My research resides at the intersection of rhetorical theory, digital composition, and new materialism. Although the sites of my scholarship are diverse, they are united by the disciplinary practice of viewing phenomena--whether cultural, environmental, or digital--through the lens of rhetoric.
Integrating Usability Testing and Digital Rhetoric in Online Writing Instruction Computers and Compositionvol. 49 (2018) pp. 4-13. This project arose from three surprisingly-intertwined experiences: working as a technical writer, designing the online composition curriculum at IU, and writing a dissertation about rhetorical theory. This article contends that, while user experience (UX) testing can help instructors improve the design of online writing instruction (OWI), UX's emphasis on student-users sometimes overlooks the networked rhetorical ecologies in which those student-users operate. This, in turn, risks tilting online composition pedagogy toward neoliberal models of higher education that cater to the student-as-consumer. In response, I propose augmenting usability testing in online writing education with theories of digital rhetoric that view educational interfaces as dynamic and interactive sites of rhetorical exchange.
Chronologies of Character: Rhetoric, Time, and Ethos Expected Defense Date: May 2019
Click the image of a sundial below to read my dissertation abstract, including a chapter-by-chapter summary.
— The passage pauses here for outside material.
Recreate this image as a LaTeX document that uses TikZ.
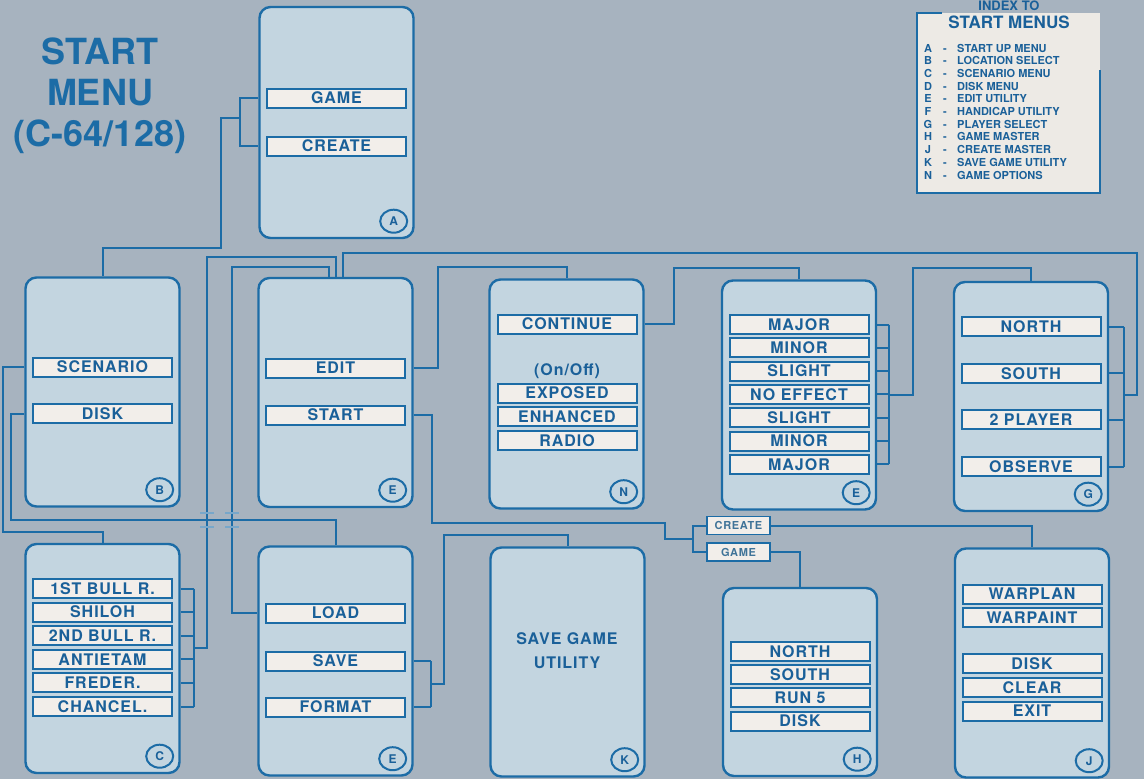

"Chronologies of Character" develops a theoretical framework for better understanding how rhetoric unfolds over time. While kairos helps rhetors analyze and deploy persuasive strategies that appropriately respond to the shifting exigencies of a particular moment, such a narrow temporal focus on “right timing” overlooks the important ways that suasive forces also accrete from one rhetorical encounter to the next. To attend to this cumulative rhetorical energy, I examine how the ancient Greek idea of chronos can augment rhetorical notions of time and function as a companion concept to kairos. Chronos, I contend, also foregrounds the role of nonhuman actants in rhetorical ecologies, acknowledging the deep relationality from which rhetorical temporalities emerge. Such a chronos-based sense of time, moreover, provides an improved structure for comprehending the rhetorical concept of ethos, which—unlike other persuasive strategies that may be selectively deployed—is always present in rhetorical encounters. Figured through the lens of chronos, this “cumulative ethos” becomes a decentralized and emergent force: it evolves across digital media platforms and imprints itself on human and nonhuman interactions, accruing strength and speed over time.
RHETORIC SOCIETY OF EUROPE AWARD
Best Graduate Student Paper in Rhetoric and Culture (2017) Born out of my dissertation research which questions the primacy of kairotic time in rhetorical theory, my presentation, "The (Re)Making of Kanye West's Ethos," demonstrates how Kanye West’s digital ethos accretes over time in rhetorically significant ways.
I was drawn to the HASTAC community while investigating the idea of "cumulative ethos" in digital media for my dissertation. As a HASTAC Scholar at IU, I am part of a competitively-selected international network of scholars dedicated to digital research methods and pedagogies. I am particularly interested in considering the stakes and assumptions of digital research methodologies.
POSTHUMANISM READING GROUP
While researching the theories of new materialism for my dissertation, I founded the interdisciplinary IU Posthumanism Reading Group in 2018. Our meetings are dedicated exploring the relationship between subjects, objects, quasi-objects, things, matter, materiality, substance, subjectivity, being, and ecologies.